本機のサイズは幅300×高さ224×奥行き301mmで、重さが約3.9kg。今回の5製品のなかでは比較的小さく、重さは最軽量です(調理容量は2.0Lで大差なし)。卓上でグリル鍋としても使用することを想定し背が低く設計されており、コンパクトさは秀逸といえるでしょう。また、マグネットプラグ式の電源コードは約2.0mと、今回のなかでは最長でした。

 

↑キッチンにもなじみ、極端な生活感は出ない印象

 

カラーはブラック、グレー、グリーンの3色(使用モデルはグリーン)。欧米のキャセロール鍋を思わせるデザインや、マットやパステル系を用いた落ち着きのある配色で、インテリアにもマッチしそうです。

 

実寸、存在感ともに圧迫する要素がなく、キッチンやインテリアに溶け込むデザイン性は優秀。比較的コンパクトなのでしまう際にもかさばらず、しまわずに棚などに置いてあっても馴染むでしょう。

「かわいらしいデザイン。
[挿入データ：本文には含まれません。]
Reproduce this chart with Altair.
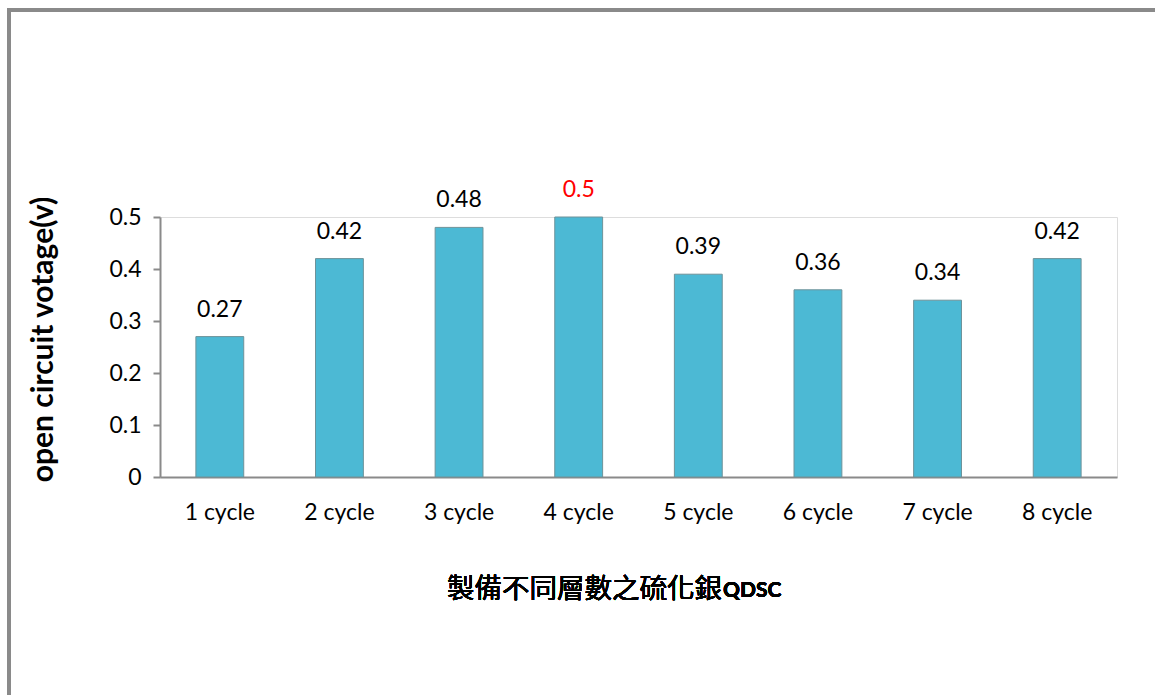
import altair as alt
import pandas as pd

categories = ["1 cycle", "2 cycle", "3 cycle", "4 cycle", "5 cycle", "6 cycle", "7 cycle", "8 cycle"]
values = [0.27, 0.42, 0.48, 0.50, 0.39, 0.36, 0.34, 0.42]
label_colors = ["black", "black", "black", "red", "black", "black", "black", "black"]
y_ticks = [0, 0.1, 0.2, 0.3, 0.4, 0.5]

df = pd.DataFrame({"cat": categories, "val": values, "lc": label_colors})
df["lab"] = [f"{v:g}" for v in values]

W, H = 957, 260
FONT = "Lato"

x_enc = alt.X("cat:N", sort=categories, title=None,
              scale=alt.Scale(paddingInner=0.6, paddingOuter=0.3),
              axis=alt.Axis(labelAngle=0, labelFont=FONT, labelFontSize=23, labelColor="black",
                            labelPadding=24, ticks=False, domainColor="#8a8a8a", domainWidth=2))
y_enc = alt.Y("val:Q", scale=alt.Scale(domain=[0, 0.5], nice=False),
              axis=alt.Axis(values=y_ticks, format="~g", grid=False, labelFont=FONT, labelFontSize=23,
                            labelColor="black", labelPadding=12, tickSize=7, tickColor="#8a8a8a",
                            tickWidth=2, domainColor="#8a8a8a", domainWidth=2,
                            title="open circuit votage(v)", titleFont=FONT, titleFontSize=30,
                            titleFontWeight="bold", titleColor="black", titleAngle=-90,
                            titleX=-117, titleY=122, titleAlign="center", titleBaseline="middle"))

bars = alt.Chart(df).mark_bar(color="#4CB9D4", stroke="#6E9299", strokeWidth=1).encode(x=x_enc, y=y_enc)

labels = alt.Chart(df).mark_text(font=FONT, fontSize=23, baseline="middle", dy=-27).encode(
    x=alt.X("cat:N", sort=categories),
    y=alt.Y("val:Q"),
    text="lab:N",
    color=alt.Color("lc:N", scale=None),
)

frame_top = alt.Chart(df).mark_rule(stroke="#8a8a8a", strokeWidth=3).encode(
    x=alt.value(-153), x2=alt.value(995), y=alt.value(-207))
frame_left = alt.Chart(df).mark_rule(stroke="#8a8a8a", strokeWidth=3).encode(
    x=alt.value(-151), y=alt.value(-208), y2=alt.value(478))

t_cn = alt.Chart(df).mark_text(text="製備不同層數之硫化銀", font="Noto Sans CJK TC", fontSize=27.5,
                               align="right", baseline="middle", color="black").encode(
    x=alt.value(562), y=alt.value(373))
t_en = alt.Chart(df).mark_text(text="QDSC", font=FONT, fontSize=21, fontWeight="bold",
                               align="left", baseline="middle", color="black").encode(
    x=alt.value(563), y=alt.value(374))

chart = alt.layer(frame_top, frame_left, bars, labels, t_cn, t_en).properties(
    width=W, height=H,
    autosize=alt.AutoSizeParams(type="none"),
    padding={"left": 160, "top": 217, "right": 38, "bottom": 218},
).configure_view(stroke=None).configure(background="white")

chart.save("out.html", embed_options={"renderer": "svg", "actions": False})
コンパクトかつ軽めで出し入れしやすく、女性に刺さる魅力が多いですね」(松永)

「全体的に軽やかで重厚な高級感はないですけど、チープさはない洗練されたデザイン。収納性もよく、家が広くないという人にもオススメな一台」(小山)

 

【調査その7】お手入れをチェック!

パーツが細かく洗いづらいという宿命があり

「電気圧力鍋ヘルシープラス」は圧力調理鍋のため、フタ内部の設計が緻密です。パーツも多くて洗浄にやや手間がかかりますが、これは圧力鍋ならではの宿命。洗う際にはなくさないよう注意が必要で、細かいパーツは食洗機(食器洗い乾燥機)で洗わないほうがベタ―です。なお、本機はグリル鍋としても活用できるようにフタが丸ごと外れるのもポイント。

↑パーツが細かく、パッキンが洗いづらい、水はけも悪いなどは圧力鍋の宿命。ただし本機の内鍋は持ち手がないうえに軽く、コーティングも優秀。扱いやすさでは好評でした

 

↑小さいパーツは洗浄もしづらいため、特に注意を

 

【検証のまとめ】

初心者や少人数世帯にオススメしたいオールマイティなモデル

専用アプリはありませんが、豊富な検索手法とダイヤルで使い勝手は良好。内蔵メニューは十分な数を網羅しており、料理はどれもクセのない味わいに仕上がる印象です。ただし、圧力鍋なので洗うパーツが多く、お手入れの際は少々手間がかかります。ボディはコンパクトで設置性は上々。炊飯器やグリル鍋としても使えるため、家電を置くスペースが限られた世帯にはうれしいところ。約2万円とリーズナブルな点も含め、新生活を始める一人暮らしや少人数世帯、電気圧力鍋を初めて使う人にオススメできるモデルです。